▶ **Required work**:
Each line of the material must be repeated precisely, with the pictures left out.

— Start Stored data —

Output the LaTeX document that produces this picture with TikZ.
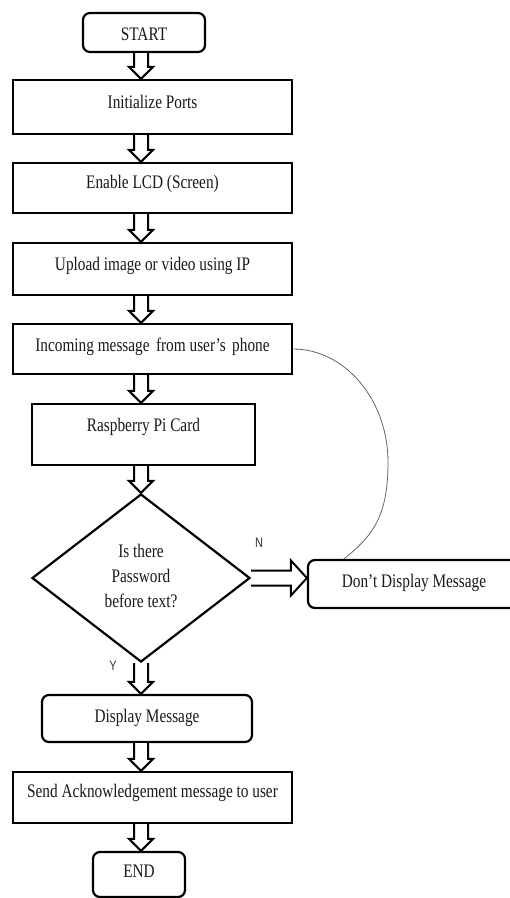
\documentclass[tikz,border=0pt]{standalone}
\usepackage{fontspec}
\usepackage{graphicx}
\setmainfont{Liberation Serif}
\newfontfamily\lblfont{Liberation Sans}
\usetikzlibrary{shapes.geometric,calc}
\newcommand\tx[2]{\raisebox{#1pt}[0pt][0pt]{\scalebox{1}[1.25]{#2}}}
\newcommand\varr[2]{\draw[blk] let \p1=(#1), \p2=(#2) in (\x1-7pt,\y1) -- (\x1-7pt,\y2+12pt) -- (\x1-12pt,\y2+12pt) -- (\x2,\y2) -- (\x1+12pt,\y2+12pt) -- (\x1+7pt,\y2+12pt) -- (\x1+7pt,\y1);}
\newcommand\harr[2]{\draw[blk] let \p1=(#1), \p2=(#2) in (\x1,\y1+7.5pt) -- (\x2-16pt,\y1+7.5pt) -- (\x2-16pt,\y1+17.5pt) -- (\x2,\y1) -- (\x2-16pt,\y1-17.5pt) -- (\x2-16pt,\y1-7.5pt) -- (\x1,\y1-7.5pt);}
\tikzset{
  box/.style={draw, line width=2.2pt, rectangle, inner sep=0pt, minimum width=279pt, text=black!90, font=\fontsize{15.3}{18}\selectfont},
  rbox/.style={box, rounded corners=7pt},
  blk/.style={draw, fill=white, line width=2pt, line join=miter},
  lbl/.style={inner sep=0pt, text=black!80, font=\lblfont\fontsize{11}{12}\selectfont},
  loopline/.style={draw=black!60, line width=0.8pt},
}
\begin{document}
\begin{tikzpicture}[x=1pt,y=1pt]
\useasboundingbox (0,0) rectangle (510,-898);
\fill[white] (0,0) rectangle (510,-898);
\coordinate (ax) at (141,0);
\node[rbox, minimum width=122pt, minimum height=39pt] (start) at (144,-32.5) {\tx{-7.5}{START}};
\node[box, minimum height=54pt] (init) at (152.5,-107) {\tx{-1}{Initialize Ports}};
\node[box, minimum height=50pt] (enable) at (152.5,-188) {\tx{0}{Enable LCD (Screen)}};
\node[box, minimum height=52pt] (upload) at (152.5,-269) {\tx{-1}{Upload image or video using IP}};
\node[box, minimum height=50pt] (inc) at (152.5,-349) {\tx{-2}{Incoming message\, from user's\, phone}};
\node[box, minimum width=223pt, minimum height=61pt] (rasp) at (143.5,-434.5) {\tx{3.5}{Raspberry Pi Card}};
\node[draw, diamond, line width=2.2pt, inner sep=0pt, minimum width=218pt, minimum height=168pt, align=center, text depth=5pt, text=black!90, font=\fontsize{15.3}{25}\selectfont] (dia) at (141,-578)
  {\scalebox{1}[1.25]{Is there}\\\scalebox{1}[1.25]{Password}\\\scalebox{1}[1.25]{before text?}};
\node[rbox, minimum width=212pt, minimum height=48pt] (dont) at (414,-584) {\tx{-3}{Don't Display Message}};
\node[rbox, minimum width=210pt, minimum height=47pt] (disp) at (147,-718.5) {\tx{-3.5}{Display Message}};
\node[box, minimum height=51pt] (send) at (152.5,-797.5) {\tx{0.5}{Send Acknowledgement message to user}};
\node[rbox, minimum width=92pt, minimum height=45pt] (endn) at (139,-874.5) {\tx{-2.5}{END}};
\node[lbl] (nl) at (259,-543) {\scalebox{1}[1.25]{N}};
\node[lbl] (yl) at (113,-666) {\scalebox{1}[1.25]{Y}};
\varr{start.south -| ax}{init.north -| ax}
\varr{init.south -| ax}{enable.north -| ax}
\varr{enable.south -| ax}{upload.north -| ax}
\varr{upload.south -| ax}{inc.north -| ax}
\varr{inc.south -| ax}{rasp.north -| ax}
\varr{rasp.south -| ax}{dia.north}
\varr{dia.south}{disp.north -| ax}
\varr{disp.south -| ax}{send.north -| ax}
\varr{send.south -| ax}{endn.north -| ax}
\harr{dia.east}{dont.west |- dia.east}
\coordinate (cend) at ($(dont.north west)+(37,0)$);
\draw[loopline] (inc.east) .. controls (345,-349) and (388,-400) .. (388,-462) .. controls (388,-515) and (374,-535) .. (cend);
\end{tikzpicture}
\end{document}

— End Stored data —

▶ **Response below**:
Output the LaTeX document that produces this picture with TikZ.
\documentclass[tikz,border=0pt]{standalone}
\usepackage{fontspec}
\usepackage{graphicx}
\setmainfont{Liberation Serif}
\newfontfamily\lblfont{Liberation Sans}
\usetikzlibrary{shapes.geometric,calc}
\newcommand\tx[2]{\raisebox{#1pt}[0pt][0pt]{\scalebox{1}[1.25]{#2}}}
\newcommand\varr[2]{\draw[blk] let \p1=(#1), \p2=(#2) in (\x1-7pt,\y1) -- (\x1-7pt,\y2+12pt) -- (\x1-12pt,\y2+12pt) -- (\x2,\y2) -- (\x1+12pt,\y2+12pt) -- (\x1+7pt,\y2+12pt) -- (\x1+7pt,\y1);}
\newcommand\harr[2]{\draw[blk] let \p1=(#1), \p2=(#2) in (\x1,\y1+7.5pt) -- (\x2-16pt,\y1+7.5pt) -- (\x2-16pt,\y1+17.5pt) -- (\x2,\y1) -- (\x2-16pt,\y1-17.5pt) -- (\x2-16pt,\y1-7.5pt) -- (\x1,\y1-7.5pt);}
\tikzset{
  box/.style={draw, line width=2.2pt, rectangle, inner sep=0pt, minimum width=279pt, text=black!90, font=\fontsize{15.3}{18}\selectfont},
  rbox/.style={box, rounded corners=7pt},
  blk/.style={draw, fill=white, line width=2pt, line join=miter},
  lbl/.style={inner sep=0pt, text=black!80, font=\lblfont\fontsize{11}{12}\selectfont},
  loopline/.style={draw=black!60, line width=0.8pt},
}
\begin{document}
\begin{tikzpicture}[x=1pt,y=1pt]
\useasboundingbox (0,0) rectangle (510,-898);
\fill[white] (0,0) rectangle (510,-898);
\coordinate (ax) at (141,0);
\node[rbox, minimum width=122pt, minimum height=39pt] (start) at (144,-32.5) {\tx{-7.5}{START}};
\node[box, minimum height=54pt] (init) at (152.5,-107) {\tx{-1}{Initialize Ports}};
\node[box, minimum height=50pt] (enable) at (152.5,-188) {\tx{0}{Enable LCD (Screen)}};
\node[box, minimum height=52pt] (upload) at (152.5,-269) {\tx{-1}{Upload image or video using IP}};
\node[box, minimum height=50pt] (inc) at (152.5,-349) {\tx{-2}{Incoming message\, from user's\, phone}};
\node[box, minimum width=223pt, minimum height=61pt] (rasp) at (143.5,-434.5) {\tx{3.5}{Raspberry Pi Card}};
\node[draw, diamond, line width=2.2pt, inner sep=0pt, minimum width=218pt, minimum height=168pt, align=center, text depth=5pt, text=black!90, font=\fontsize{15.3}{25}\selectfont] (dia) at (141,-578)
  {\scalebox{1}[1.25]{Is there}\\\scalebox{1}[1.25]{Password}\\\scalebox{1}[1.25]{before text?}};
\node[rbox, minimum width=212pt, minimum height=48pt] (dont) at (414,-584) {\tx{-3}{Don't Display Message}};
\node[rbox, minimum width=210pt, minimum height=47pt] (disp) at (147,-718.5) {\tx{-3.5}{Display Message}};
\node[box, minimum height=51pt] (send) at (152.5,-797.5) {\tx{0.5}{Send Acknowledgement message to user}};
\node[rbox, minimum width=92pt, minimum height=45pt] (endn) at (139,-874.5) {\tx{-2.5}{END}};
\node[lbl] (nl) at (259,-543) {\scalebox{1}[1.25]{N}};
\node[lbl] (yl) at (113,-666) {\scalebox{1}[1.25]{Y}};
\varr{start.south -| ax}{init.north -| ax}
\varr{init.south -| ax}{enable.north -| ax}
\varr{enable.south -| ax}{upload.north -| ax}
\varr{upload.south -| ax}{inc.north -| ax}
\varr{inc.south -| ax}{rasp.north -| ax}
\varr{rasp.south -| ax}{dia.north}
\varr{dia.south}{disp.north -| ax}
\varr{disp.south -| ax}{send.north -| ax}
\varr{send.south -| ax}{endn.north -| ax}
\harr{dia.east}{dont.west |- dia.east}
\coordinate (cend) at ($(dont.north west)+(37,0)$);
\draw[loopline] (inc.east) .. controls (345,-349) and (388,-400) .. (388,-462) .. controls (388,-515) and (374,-535) .. (cend);
\end{tikzpicture}
\end{document}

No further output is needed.